With his departure, Trump’s promise to deliver “the biggest and boldest infrastructure plan in the last half-century” within his first 100 days in office became a matter for more careful consideration.
In a preamble to Tuesday’s meeting, a coalition of business and labor leaders pushed for resolution of they called an “infrastructure crisis.”
Neil Bradley, vice president of the U.S. Chamber of Commerce, called the Monday’s meeting a “a potentially historic opportunity” in a conference call with reporters.
“Quite frankly, we’re counting on Speaker Pelosi and President Trump to break the gridlock in Washington so we can end the gridlock on our streets,” Bradley said. “Why are we so hopeful? Because today we have business and labor united behind the idea that we can come together on a common sense solution of financing the improvements that our nation needs.”
Bradley said that Congress and the White House need to “have the political courage to come out and do it.”
The most immediate way to pump money into infrastructure is to raise the federal gas tax, which has been at 18.4 cents per gallon since President Ronald Reagan agreed to an increase in 1993. The federal tax is not indexed to inflation, which has increased by more than 70 percent since the last increase.
As Congress has failed to act — funding highway bills with what Bradley on Monday dismissed as “gimmicks” — at least 30 states have raised their own gas taxes to fill the void in infrastructure funding.
During the congressional session before Democrats took control of the House, DeFazio introduced legislation to increase the federal gas tax, index it to inflation and then inaugurate the process of taxing cars and trucks for vehicle miles traveled, eventually augmenting or replacing the gas tax. While his proposal gained no traction, he has said that he plans to tackle the issue again in the next few weeks.

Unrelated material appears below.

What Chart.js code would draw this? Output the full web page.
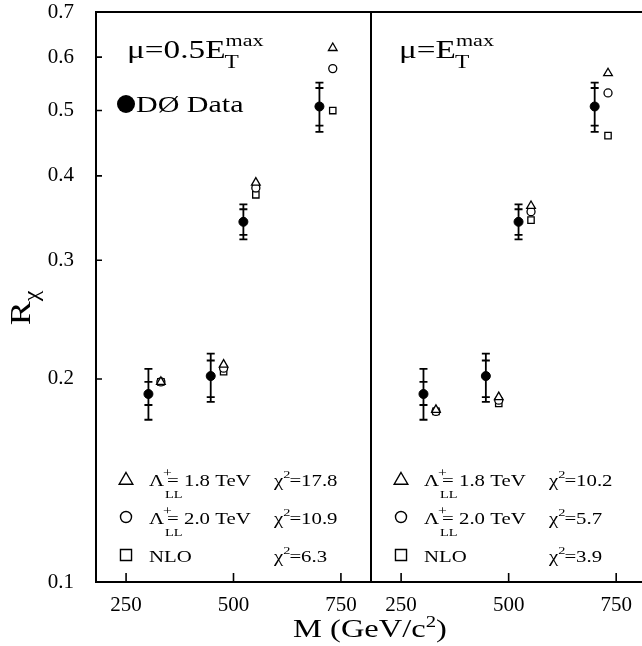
<!DOCTYPE html>
<html>
<head>
<meta charset="utf-8">
<script src="https://cdn.jsdelivr.net/npm/chart.js@4.4.1/dist/chart.umd.min.js"></script>
<style>
html,body{margin:0;padding:0;background:#fff;}
#wrap{position:relative;width:642px;height:646px;overflow:hidden;background:#fff;font-family:"Liberation Serif","Times New Roman",serif;color:#000;}
#c1{position:absolute;left:0;top:0;}
#c2{position:absolute;left:371px;top:0;}
#xt{position:absolute;left:220px;width:300px;top:614px;text-align:center;font-size:25px;line-height:30px;transform:scaleX(1.3);white-space:nowrap;}
#xt .s{font-size:16px;position:relative;top:-10px;}
#yt{position:absolute;left:-30px;top:290px;width:100px;height:36px;text-align:center;font-size:30px;line-height:36px;transform:rotate(-90deg) scaleX(1.2);white-space:nowrap;}
#yt .b{font-size:20px;position:relative;top:8px;}
</style>
</head>
<body>
<div id="wrap">
<canvas id="c1" width="373" height="646"></canvas>
<canvas id="c2" width="271" height="646"></canvas>
<div id="xt">M (GeV/c<span class="s">2</span>)</div>
<div id="yt">R<span class="b">χ</span></div>
</div>
<script>
// ---- data ----
const massData   = [302, 447, 523, 700];      // data points, GeV/c^2
const massTheory = [331, 477, 552, 731];      // theory points (offset for visibility)
const rData  = [0.190, 0.202, 0.342, 0.507];
const totHi  = [0.207, 0.218, 0.363, 0.550];
const totLo  = [0.174, 0.185, 0.322, 0.465];
const statHi = [0.198, 0.213, 0.357, 0.540];
const statLo = [0.183, 0.188, 0.327, 0.475];

const lam18Left  = [0.198, 0.210, 0.391, 0.619];
const lam20Left  = [0.198, 0.2075, 0.384, 0.577];
const nloLeft    = [0.198, 0.205, 0.375, 0.500];
const lam18Right = [0.180, 0.188, 0.361, 0.568];
const lam20Right = [0.179, 0.186, 0.354, 0.531];
const nloRight   = [0.179, 0.184, 0.344, 0.459];

const chi2Left  = ['17.8', '10.9', '6.3'];
const chi2Right = ['10.2', '5.7', '3.9'];
const legendTeV = ['= 1.8 TeV', '= 2.0 TeV'];

const yTicks = [0.1, 0.2, 0.3, 0.4, 0.5, 0.6, 0.7];
const xTicks = [250, 500, 750];

const FONT = '"Liberation Serif","Times New Roman",serif';
const SX = 1.3;

function txt(ctx, s, x, y, size, sx) {
  ctx.save();
  ctx.font = size + 'px ' + FONT;
  ctx.translate(x, y);
  ctx.scale(sx, 1);
  ctx.textBaseline = 'alphabetic';
  ctx.textAlign = 'left';
  ctx.fillStyle = '#000';
  ctx.fillText(s, 0, 0);
  const w = ctx.measureText(s).width * sx;
  ctx.restore();
  return w;
}

function marker(ctx, type, x, y, r) {
  ctx.save();
  ctx.strokeStyle = '#000';
  ctx.lineWidth = 1.4;
  ctx.fillStyle = '#fff';
  ctx.beginPath();
  if (type === 'triangle') {
    ctx.moveTo(x, y - r);
    ctx.lineTo(x + r * 1.05, y + r * 0.8);
    ctx.lineTo(x - r * 1.05, y + r * 0.8);
    ctx.closePath();
  } else if (type === 'circle') {
    ctx.arc(x, y, r * 0.85, 0, Math.PI * 2);
  } else {
    ctx.rect(x - r * 0.85, y - r * 0.85, r * 1.7, r * 1.7);
  }
  ctx.fill();
  ctx.stroke();
  ctx.restore();
}

function panelPlugin(cfg) {
  return {
    id: 'panel' + cfg.name,
    beforeDatasetsDraw(chart) {
      const ctx = chart.ctx, xs = chart.scales.x, ys = chart.scales.y;
      ctx.save();
      ctx.strokeStyle = '#000';
      ctx.lineWidth = 1.8;
      massData.forEach((m, i) => {
        const px = xs.getPixelForValue(m);
        const yh = ys.getPixelForValue(totHi[i]);
        const yl = ys.getPixelForValue(totLo[i]);
        const sh = ys.getPixelForValue(statHi[i]);
        const sl = ys.getPixelForValue(statLo[i]);
        ctx.beginPath();
        ctx.moveTo(px, yh); ctx.lineTo(px, yl);
        [yh, yl, sh, sl].forEach(yy => { ctx.moveTo(px - 4, yy); ctx.lineTo(px + 4, yy); });
        ctx.stroke();
      });
      ctx.restore();
    },
    afterDraw(chart) {
      const ctx = chart.ctx, a = chart.chartArea, xs = chart.scales.x, ys = chart.scales.y;
      ctx.save();
      ctx.strokeStyle = '#000';
      ctx.lineWidth = 2;
      ctx.beginPath();
      if (cfg.leftBorder) { ctx.moveTo(a.left, a.bottom + 1); ctx.lineTo(a.left, a.top); }
      else { ctx.moveTo(a.left, a.top); }
      ctx.lineTo(a.right, a.top);
      if (cfg.rightBorder) { ctx.lineTo(a.right, a.bottom); }
      ctx.moveTo(a.right, a.bottom);
      ctx.lineTo(a.left, a.bottom);
      ctx.stroke();
      ctx.lineWidth = 1.6;
      ctx.beginPath();
      xTicks.forEach(v => {
        const px = xs.getPixelForValue(v);
        ctx.moveTo(px, a.bottom); ctx.lineTo(px, a.bottom - 9);
      });
      if (cfg.leftBorder) {
        yTicks.forEach(v => {
          const py = ys.getPixelForValue(v);
          if (py > a.top + 2 && py < a.bottom - 2) { ctx.moveTo(a.left, py); ctx.lineTo(a.left + 6, py); }
        });
      }
      ctx.stroke();
      ctx.restore();

      // mu label
      const L = a.left;
      const x = L + cfg.muX;
      const w = txt(ctx, cfg.muText, x, 58, 25, 1.33);
      txt(ctx, 'T', x + w - 1, 68, 18, 1.3);
      txt(ctx, 'max', x + w, 46, 17, 1.3);

      if (cfg.showData) {
        ctx.save();
        ctx.fillStyle = '#000';
        ctx.beginPath();
        ctx.arc(L + 30, 104, 9, 0, Math.PI * 2);
        ctx.fill();
        ctx.restore();
        txt(ctx, 'DØ Data', L + 40, 112, 24, 1.25);
      }

      // legend rows
      const types = ['triangle', 'circle', 'square'];
      const base = [486, 524, 562];
      types.forEach((t, i) => {
        marker(ctx, t, L + 30, base[i] - 7, 6.5);
        const x0 = L + 53;
        if (i < 2) {
          const wl = txt(ctx, 'Λ', x0, base[i], 16, SX);
          txt(ctx, '+', x0 + wl - 1, base[i] - 9, 12, SX);
          txt(ctx, 'LL', x0 + wl + 1, base[i] + 12, 11, SX);
          txt(ctx, legendTeV[i], x0 + wl + 3, base[i], 16, SX);
        } else {
          txt(ctx, 'NLO', x0, base[i], 16, SX);
        }
        const xc = L + 178;
        const wc = txt(ctx, 'χ', xc, base[i], 16, SX);
        const w2 = txt(ctx, '2', xc + wc, base[i] - 8, 11, SX);
        txt(ctx, '=' + cfg.chi2[i], xc + wc + w2 - 1, base[i], 16, SX);
      });
    }
  };
}

function makeChart(id, cfg) {
  const pts = (xsArr, ysArr) => xsArr.map((m, i) => ({ x: m, y: ysArr[i] }));
  return new Chart(document.getElementById(id), {
    type: 'scatter',
    data: {
      datasets: [
        { label: 'DØ Data', data: pts(massData, rData), pointStyle: 'circle', pointRadius: 4.5,
          backgroundColor: '#000', borderColor: '#000', borderWidth: 1 },
        { label: 'Λ+LL = 1.8 TeV', data: pts(massTheory, cfg.lam18), pointStyle: 'triangle', pointRadius: 5,
          backgroundColor: '#fff', borderColor: '#000', borderWidth: 1.3 },
        { label: 'Λ+LL = 2.0 TeV', data: pts(massTheory, cfg.lam20), pointStyle: 'circle', pointRadius: 4,
          backgroundColor: '#fff', borderColor: '#000', borderWidth: 1.3 },
        { label: 'NLO', data: pts(massTheory, cfg.nlo), pointStyle: 'rect', pointRadius: 4.5,
          backgroundColor: '#fff', borderColor: '#000', borderWidth: 1.3 }
      ]
    },
    options: {
      responsive: false,
      animation: false,
      events: [],
      layout: { padding: cfg.padding, autoPadding: false },
      plugins: { legend: { display: false }, tooltip: { enabled: false } },
      scales: {
        x: {
          type: 'linear', min: 180, max: cfg.xMax,
          grid: { display: false, drawTicks: false }, border: { display: false },
          afterBuildTicks: s => { s.ticks = xTicks.map(v => ({ value: v })); },
          afterFit: s => { s.height = 64; s.paddingLeft = 0; s.paddingRight = 0; s.paddingTop = 0; s.paddingBottom = 0; },
          ticks: { font: { family: FONT, size: 21 }, color: '#000', padding: 11, maxRotation: 0,
                   autoSkip: false, callback: v => String(v) }
        },
        y: {
          type: 'logarithmic', display: cfg.showY, min: 0.1, max: 0.7,
          grid: { display: false, drawTicks: false }, border: { display: false },
          afterBuildTicks: s => { s.ticks = yTicks.map(v => ({ value: v })); },
          afterFit: s => {
            s.width = cfg.showY ? 96 : 0;
            s.paddingLeft = 0; s.paddingRight = 0; s.paddingTop = 0; s.paddingBottom = 0;
          },
          ticks: { font: { family: FONT, size: 21 }, color: '#000', padding: 22, autoSkip: false,
                   callback: v => Number(v).toFixed(1) }
        }
      }
    },
    plugins: [panelPlugin(cfg)]
  });
}

makeChart('c1', {
  name: 'L', xMax: 820, showY: true, padding: { top: 12, right: 2, left: 0, bottom: 0 },
  lam18: lam18Left, lam20: lam20Left, nlo: nloLeft, chi2: chi2Left,
  leftBorder: true, rightBorder: true, muX: 31, muText: 'μ=0.5E', showData: true
});
makeChart('c2', {
  name: 'R', xMax: 810, showY: false, padding: { top: 12, right: 0, left: 0, bottom: 0 },
  lam18: lam18Right, lam20: lam20Right, nlo: nloRight, chi2: chi2Right,
  leftBorder: false, rightBorder: false, muX: 28, muText: 'μ=E', showData: false
});
</script>
</body>
</html>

“It’s roads and bridges and transit, yes, but it’s a lot more than that and we’d like to go as big as we can out of the gate. We expect our congressional leaders to work with this administration, ” Tom Trotter, legislative affairs representative for the AFL-CIO said Monday on the conference call.
The U.S. Chamber and the American Trucking Association (ATA) agree that a gas tax hike is needed to fund infrastructure improvements.
ATA vice president Bill Sullivan said truckers pay about half the money that flows into the Federal Highway Trust Fund, which pays for highway, bridge and transit improvements.
“It strikes us that when you have the biggest payer into the highway trust fund asking to pay more, it should tell our policymakers that it is truly the time to do it,” said Sullivan, whose truckers pay a 24.4 cent federal tax on diesel fuel.